Bartali's career lasted from 1934 to 1953, and because he was, from the first,
a champion and a star, and therefore courted by the media and loved by the
tifosi, film exists of even his earliest successes. There's no need of dull
interviews to pad it out, and Bromley Video are to be congratulated on bringing
us this rare footage. Amateur cycling historians will have a wonderful time
identifying riders and locales, picking out Campag Paris-Roubaix gears, and
spotting precisely when Gino first adopted the 'Bartali' brake lever. You can't
show Gino in his greatest races without showing his contemporaries too: Bobet,
Coppi, Robic, and the ultimate in effortlessness, Hugo Koblet. Close-ups were
rare in those days, but there are some great clips: Gino's amazing victory in
the 1950 Milan–San Remo, beating none other than Rik van Steenbergen in the
sprint on the Via Roma; his casual start in a Tour time-trial (120km!),
tightening his straps as he rolls gently away; his little rest every six or
seven pedal strokes on a climb. There's a lot of mountain riding, on appalling
roads, the riders churning their limited gear ranges slowly on the climbs and
often descending at no more than walking pace.
Strangely, his intense and bitter rivalry with Coppi isn't mentioned until
1952, but we do see Gino helping Coppi back to the bunch in the 1949 Tour, and
handing him the famous water bottle in 1952.
Originally made in Italy, this is a slightly chauvinistic presentation of,
indisputably, one of the greatest roadmen who ever lived.
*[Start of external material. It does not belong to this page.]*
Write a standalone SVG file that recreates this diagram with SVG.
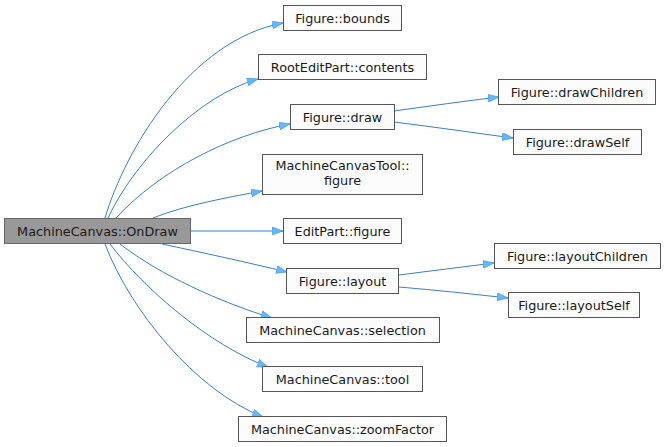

Bartali's withdrawal
in 1950 after the trivial episode with the picnickers on the Aspin is thus
presented as 'a bunch of desperadoes threatened to stone the Italians'.
Koblet's crushing victory in the Giro the same year is attributed to amazing
luck combined with conspiracies against a Gino 'betrayed' by his own
countrymen. Every Italian team is read out in full. Nothing wrong with any of
this – it all adds to the atmosphere. After all, if they expressed themselves
temperately then they wouldn't be Italians. I kill you for that.
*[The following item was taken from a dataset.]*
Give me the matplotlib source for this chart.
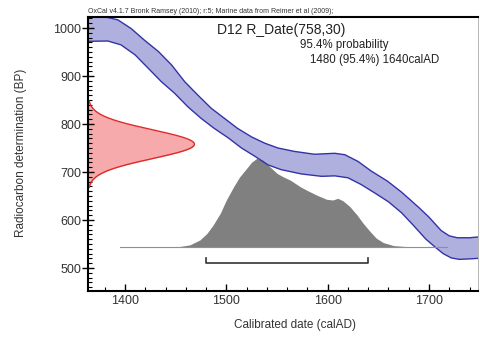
import numpy as np
import matplotlib.pyplot as plt
from matplotlib.ticker import MultipleLocator

plt.rcParams['font.family'] = ['Liberation Sans', 'DejaVu Sans']

# calibration curve band edges (calAD, BP)
upper_years = [1355, 1383, 1393, 1406, 1419, 1433, 1446, 1459, 1472, 1485, 1498, 1511,
               1525, 1538, 1551, 1567, 1587, 1607, 1617, 1630, 1643, 1659, 1673, 1690,
               1700, 1712, 1720, 1728, 1740, 1755]
upper_bp = [1026, 1022, 1017, 999, 975, 951, 923, 888, 860, 833, 812, 791,
            773, 760, 750, 743, 737, 739, 736, 722, 702, 681, 658, 626,
            606, 578, 567, 563, 563, 566]
lower_years = [1355, 1383, 1396, 1410, 1423, 1436, 1449, 1462, 1475, 1488, 1502, 1515,
               1528, 1541, 1554, 1574, 1594, 1607, 1620, 1633, 1646, 1660, 1673, 1685,
               1697, 1707, 1714, 1722, 1730, 1740, 1755]
lower_bp = [972, 973, 965, 944, 916, 888, 864, 836, 812, 791, 771, 750,
            733, 715, 705, 696, 691, 692, 688, 674, 657, 638, 615, 588,
            560, 542, 530, 521, 518, 519, 521]

# radiocarbon date
r_mean = 758
r_sd = 30

# calibrated distribution (relative)
prob_years = [1395, 1440, 1454, 1464, 1474, 1481, 1487, 1494, 1500, 1507, 1513, 1520,
              1525, 1530, 1536, 1543, 1550, 1556, 1563, 1573, 1579, 1589, 1599, 1605,
              1610, 1615, 1622, 1629, 1635, 1642, 1648, 1655, 1665, 1678, 1700, 1718]
prob_vals = [0, 0.1, 0.4, 2, 7, 13.7, 22, 33.7, 47, 60, 70, 78.7,
             85, 88.7, 87, 80.3, 73.7, 70.3, 67, 60.3, 57, 52, 47.7, 47,
             48.7, 46.3, 40.3, 32, 23.7, 15.3, 8.7, 4.3, 1.3, 0.3, 0, 0]

range_from = 1480
range_to = 1640

fig = plt.figure(figsize=(4.81, 3.40), dpi=100)
ax = fig.add_axes([0.183, 0.144, 0.811, 0.806])

# calibration curve
ax.fill(np.r_[upper_years, lower_years[::-1]], np.r_[upper_bp, lower_bp[::-1]],
        color='#b0b0de', lw=0)
ax.plot(upper_years, upper_bp, color='#3333a8', lw=1)
ax.plot(lower_years, lower_bp, color='#3333a8', lw=1)

# radiocarbon date on y axis
x0 = 1363.5
bp = np.linspace(r_mean - 3 * r_sd, r_mean + 3 * r_sd, 200)
dens = np.exp(-0.5 * ((bp - r_mean) / r_sd) ** 2)
ax.fill_betweenx(bp, x0, x0 + dens * 105, color='#f6aaab', lw=0)
ax.plot(x0 + dens * 105, bp, color='#e02a2a', lw=1)

# calibrated date distribution
base = 544
scale = 185 / 89
ax.fill_between(prob_years, base, base + np.array(prob_vals) * scale, color='#808080', lw=0)
ax.plot([prob_years[0], prob_years[-1]], [base, base], color='#909090', lw=0.8)

# 95.4% range bracket
ax.plot([range_from, range_from, range_to, range_to], [520, 510, 510, 520], color='#333333', lw=1.2)

ax.set_xlim(1363.5, 1748.5)
ax.set_ylim(452, 1023)
ax.xaxis.set_major_locator(MultipleLocator(100))
ax.xaxis.set_minor_locator(MultipleLocator(20))
ax.yaxis.set_major_locator(MultipleLocator(100))
ax.yaxis.set_minor_locator(MultipleLocator(10))
ax.tick_params(axis='y', which='major', direction='inout', length=8, width=1, labelsize=9, labelcolor='#333333', pad=1)
ax.tick_params(axis='y', which='minor', direction='in', length=3, width=0.8)
ax.tick_params(axis='x', which='major', direction='in', length=5, width=1, labelsize=9, labelcolor='#333333', pad=3)
ax.tick_params(axis='x', which='minor', direction='in', length=3, width=0.8)
ax.spines['left'].set_linewidth(1.5)
ax.spines['bottom'].set_linewidth(1.5)
ax.spines['top'].set_linewidth(1.5)
ax.spines['right'].set_linewidth(0.6)
ax.spines['right'].set_color('#aaaaaa')

ax.text(0.331, 0.953, 'D12 R_Date(758,30)', transform=ax.transAxes, fontsize=10, va='center', color='#222222')
ax.text(0.544, 0.898, '95.4% probability', transform=ax.transAxes, fontsize=8.3, va='center', color='#222222')
ax.text(0.569, 0.843, '1480 (95.4%) 1640calAD', transform=ax.transAxes, fontsize=8.3, va='center', color='#222222')

fig.text(0.183, 0.965, 'OxCal v4.1.7 Bronk Ramsey (2010); r:5; Marine data from Reimer et al (2009);',
         fontsize=5.0, va='center', color='#333333')
fig.text(0.044, 0.55, 'Radiocarbon determination (BP)', rotation=90, fontsize=8.5, ha='center', va='center', color='#333333')
fig.text(0.613, 0.044, 'Calibrated date (calAD)', fontsize=8.5, ha='center', va='center', color='#333333')

fig.savefig('out.png', dpi=100)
The choice of background music is bizarre (My Way, Glenn Miller, French songs)
and unrelated to the year or the action, but it's not intrusive.
Now call me hypercritical if you like, but it has to be said that the
commentary is pretty dire. It seems to be partly made up from scratch, and
partly rendered into a kind of pidgin English version of the original. God
alone knows who was responsible for 'Gino having much discomfort and befalling
to many accidents'. And if you're 'gunning for someone', then you're out to get
them, not to encourage them. Part of the problem is Phil Liggett, who's fine
when commenting live on the Tour, but who can't read a script for toffee or
pronounce a single foreign name correctly or even consistently wrong. Is
'Manyay' supposed to be Magne or Magni? The combination is, I suppose, largely
responsible for the bits that are difficult to follow, and the out-and-out
errors. To name but a few: Bartali was not second to Kubler in the 1951
World's – he was 9th; Ruiz did not win a time-trial stage in the 1948 Tour, or
any other; Koblet did not ride the 1950 Tour; Coppi did not do the Giro-Tour
double in 1951, but in 1952; and, strangest of all, we're told that in 1952
'Gino has the yellow jersey after discussions with Binda and Coppi' in a race
he never led.
Irritating, but don't let it put you off – there's lots of good stuff here.